:: Work to be completed ::
Starting with the first line of the listing, quote each line exactly until and including the one with "plt.rcParams['font.family'] = ['Lato', 'DejaVu", leaving pictures out.

:: Provided records ::
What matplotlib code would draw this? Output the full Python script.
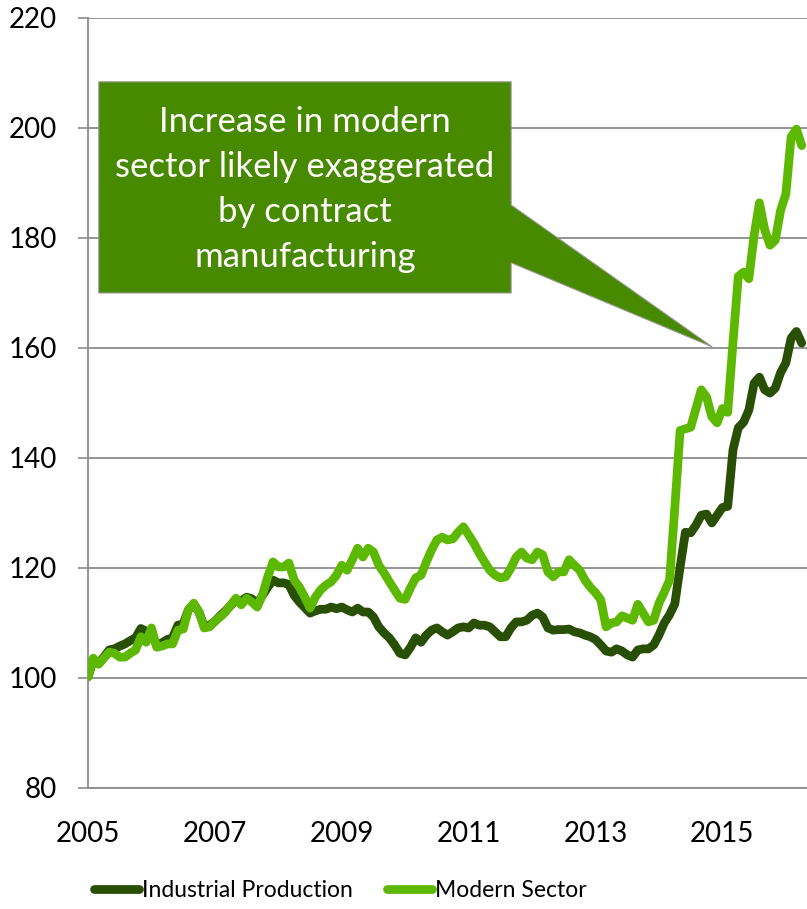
import matplotlib.pyplot as plt
import numpy as np
from matplotlib.patches import Polygon

plt.rcParams['font.family'] = ['Lato', 'DejaVu Sans']

# Monthly index values, Jan 2005 = 100
start_year = 2005
industrial = [
    100.2, 103.3, 102.7, 103.8, 105.1, 105.3, 105.8, 106.2, 106.8, 107.3, 109.0, 108.5,
    108.0, 106.0, 106.4, 107.0, 107.3, 109.6, 109.8, 112.4, 113.4, 112.0, 109.3, 109.6,
    110.3, 111.3, 112.2, 113.2, 114.2, 114.0, 114.7, 114.4, 113.5, 115.0, 116.5, 117.8,
    117.3, 117.3, 117.0, 115.0, 113.8, 112.8, 111.8, 112.2, 112.5, 112.5, 112.9, 112.6,
    112.9, 112.4, 112.0, 112.7, 112.0, 112.0, 111.1, 109.3, 108.2, 107.3, 106.0, 104.5,
    104.2, 105.6, 107.3, 106.5, 107.8, 108.7, 109.1, 108.4, 107.8, 108.4, 109.1, 109.3,
    109.1, 110.0, 109.6, 109.6, 109.3, 108.4, 107.5, 107.5, 109.1, 110.2, 110.2, 110.5,
    111.4, 111.8, 111.1, 109.1, 108.7, 108.8, 108.8, 108.9, 108.4, 108.2, 107.8, 107.5,
    107.0, 106.0, 104.9, 104.7, 105.3, 104.9, 104.2, 103.8, 105.1, 105.3, 105.3, 106.0,
    107.8, 110.0, 111.5, 113.5, 120.2, 126.5, 126.4, 127.8, 129.6, 129.8, 128.2, 129.6,
    131.0, 131.2, 141.5, 145.5, 146.5, 148.7, 153.6, 154.7, 152.4, 151.8, 152.7, 155.5,
    157.3, 161.8, 163.0, 160.9,
]
modern = [
    100.2, 103.6, 102.5, 103.6, 104.7, 104.5, 103.8, 103.8, 104.5, 105.1, 107.5, 106.5,
    109.1, 105.6, 105.8, 106.2, 106.2, 108.7, 108.9, 112.4, 113.6, 112.0, 109.1, 109.3,
    110.3, 111.1, 112.0, 113.3, 114.5, 113.3, 114.5, 113.8, 112.9, 115.1, 118.4, 121.1,
    120.2, 120.2, 120.9, 117.8, 116.5, 114.7, 112.7, 114.7, 116.0, 116.9, 117.5, 118.7,
    120.5, 119.6, 121.5, 123.6, 122.0, 123.6, 122.9, 120.5, 119.1, 117.5, 116.0, 114.5,
    114.3, 116.4, 118.2, 118.7, 121.1, 123.3, 125.1, 125.6, 125.1, 125.3, 126.5, 127.5,
    126.0, 124.5, 122.7, 121.1, 119.6, 118.7, 118.2, 118.4, 120.0, 122.0, 122.9, 121.8,
    121.5, 122.9, 122.4, 119.3, 118.4, 119.3, 119.3, 121.5, 120.5, 119.6, 117.8, 116.5,
    115.5, 114.2, 109.3, 110.0, 110.2, 111.3, 110.9, 110.5, 113.4, 111.8, 110.2, 110.5,
    113.6, 115.6, 117.8, 131.0, 145.0, 145.3, 145.6, 149.0, 152.4, 151.1, 147.5, 146.4,
    149.0, 148.3, 161.0, 173.0, 173.8, 172.6, 180.5, 186.4, 181.5, 178.7, 179.6, 185.0,
    188.0, 198.4, 199.8, 196.8,
]
year_ticks = [2005, 2007, 2009, 2011, 2013, 2015]
callout = "Increase in modern\nsector likely exaggerated\nby contract\nmanufacturing"

dark = "#284F04"
light = "#5CB800"
box_green = "#478A00"
grid_gray = "#8C8C8C"

x = start_year + np.arange(len(industrial)) / 12

fig = plt.figure(figsize=(8.07, 9.09), dpi=100)
ax = fig.add_axes([88 / 807, 121 / 909, 719 / 807, 770 / 909])

ax.plot(x, industrial, color=dark, linewidth=6.3, solid_capstyle="round",
        solid_joinstyle="round", label="Industrial Production", zorder=3)
ax.plot(x, modern, color=light, linewidth=6.3, solid_capstyle="round",
        solid_joinstyle="round", label="Modern Sector", zorder=4)

ax.set_xlim(start_year, start_year + len(industrial) / 12)
ax.set_ylim(80, 220)
ax.set_yticks(range(80, 221, 20))
ax.set_xticks(year_ticks)
ax.tick_params(axis="y", labelsize=20, length=7.5, width=1.2, color=grid_gray, pad=15)
ax.tick_params(axis="x", labelsize=20, length=0, pad=24)
ax.grid(axis="y", color=grid_gray, linewidth=1.3)
ax.set_axisbelow(True)
for side in ["top", "right"]:
    ax.spines[side].set_visible(False)
for side in ["left", "bottom"]:
    ax.spines[side].set_color(grid_gray)
    ax.spines[side].set_linewidth(1.3)

# Callout box with pointer
bx0, bx1, by0, by1 = 2005.17, 2011.67, 170.0, 208.4
verts = [(bx0, by0), (bx1, by0), (bx1, 175.5), (2014.84, 160.2),
         (bx1, 186.0), (bx1, by1), (bx0, by1)]
ax.add_patch(Polygon(verts, closed=True, facecolor=box_green,
                     edgecolor="#9A9A9A", linewidth=0.8, zorder=5))
ax.text((bx0 + bx1) / 2, (by0 + by1) / 2 - 0.4, callout, color="white", fontsize=25,
        ha="center", va="center", linespacing=1.49, zorder=6)

fig.legend(loc="center", bbox_to_anchor=(0.422, 0.020), ncol=2, frameon=False,
           fontsize=16.5, handlelength=1.95, handletextpad=0.13, columnspacing=1.5)

plt.savefig("out.png", dpi=100)
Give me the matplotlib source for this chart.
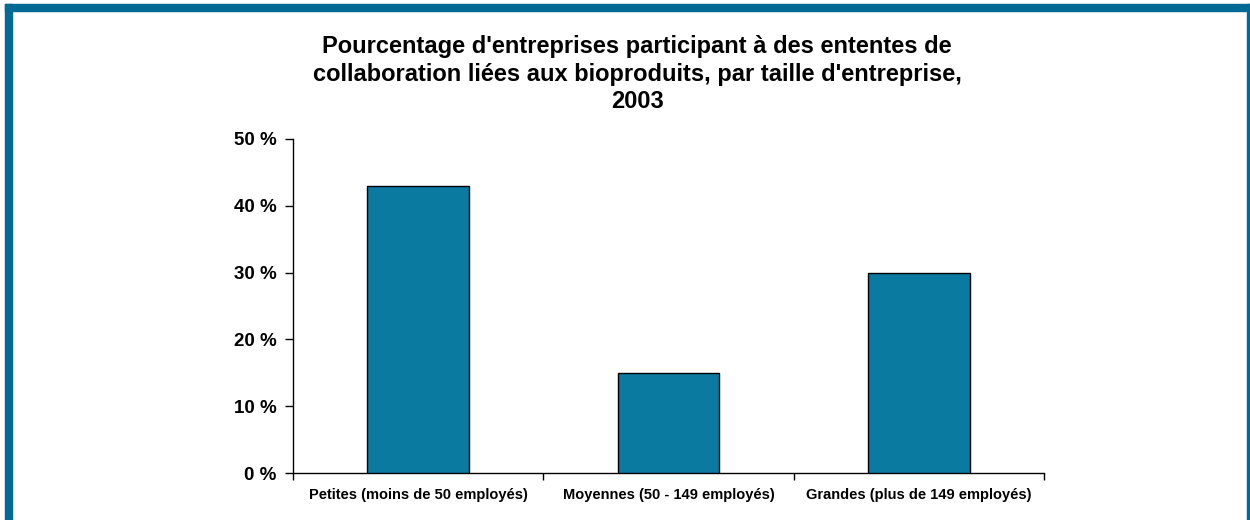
import matplotlib
matplotlib.use("Agg")
import matplotlib.pyplot as plt
from matplotlib.patches import Rectangle

categories = ["Petites (moins de 50 employés)", "Moyennes (50 - 149 employés)", "Grandes (plus de 149 employés)"]
values = [43, 15, 30]
yticks = [0, 10, 20, 30, 40, 50]
ytick_labels = ["0 %", "10 %", "20 %", "30 %", "40 %", "50 %"]
title = "Pourcentage d'entreprises participant à des ententes de\ncollaboration liées aux bioproduits, par taille d'entreprise,\n2003"

plt.rcParams['font.family'] = ['Liberation Sans', 'DejaVu Sans']

W, H = 1250, 520
fig = plt.figure(figsize=(W/100, H/100), dpi=100)
fig.patch.set_facecolor("white")

frame = "#006A94"
def px_rect(x0, y0, x1, y1):
    fig.patches.append(Rectangle((x0/W, 1-y1/H), (x1-x0)/W, (y1-y0)/H,
                                 transform=fig.transFigure, color=frame, zorder=0))
px_rect(5, 4, 1250, 11)
px_rect(5, 4, 12, 520)
px_rect(1247, 4, 1250, 520)

ax = fig.add_axes([293/W, 1-473/H, (1044-293)/W, (473-139)/H])
x = list(range(len(categories)))
ax.bar(x, values, width=0.405, color="#0B7AA1", edgecolor="black", linewidth=1.0, zorder=3)
ax.set_xlim(-0.5, 2.5)
ax.set_ylim(0, 50)
ax.set_yticks(yticks)
ax.set_yticklabels(ytick_labels, fontsize=13.5, fontweight="bold")
ax.tick_params(axis="y", direction="out", length=6, width=1, pad=6)

ax.set_xticks([-0.5, 0.5, 1.5, 2.5])
ax.set_xticklabels([])
ax.tick_params(axis="x", direction="out", length=5, width=1)
ax.set_xticks(x, minor=True)
ax.set_xticklabels(categories, minor=True, fontsize=10.5, fontweight="bold")
ax.tick_params(axis="x", which="minor", length=0, pad=11)

for s in ["top", "right"]:
    ax.spines[s].set_visible(False)
for s in ["left", "bottom"]:
    ax.spines[s].set_linewidth(1.0)
    ax.spines[s].set_color("black")

fig.text(637/W, 1-35/H, title, ha="center", va="top", fontsize=17,
         fontweight="bold", linespacing=1.25)

fig.savefig("out.png", dpi=100)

:: Exercise result ::
What matplotlib code would draw this? Output the full Python script.
import matplotlib.pyplot as plt
import numpy as np
from matplotlib.patches import Polygon

plt.rcParams['font.family'] = ['Lato', 'DejaVu Sans']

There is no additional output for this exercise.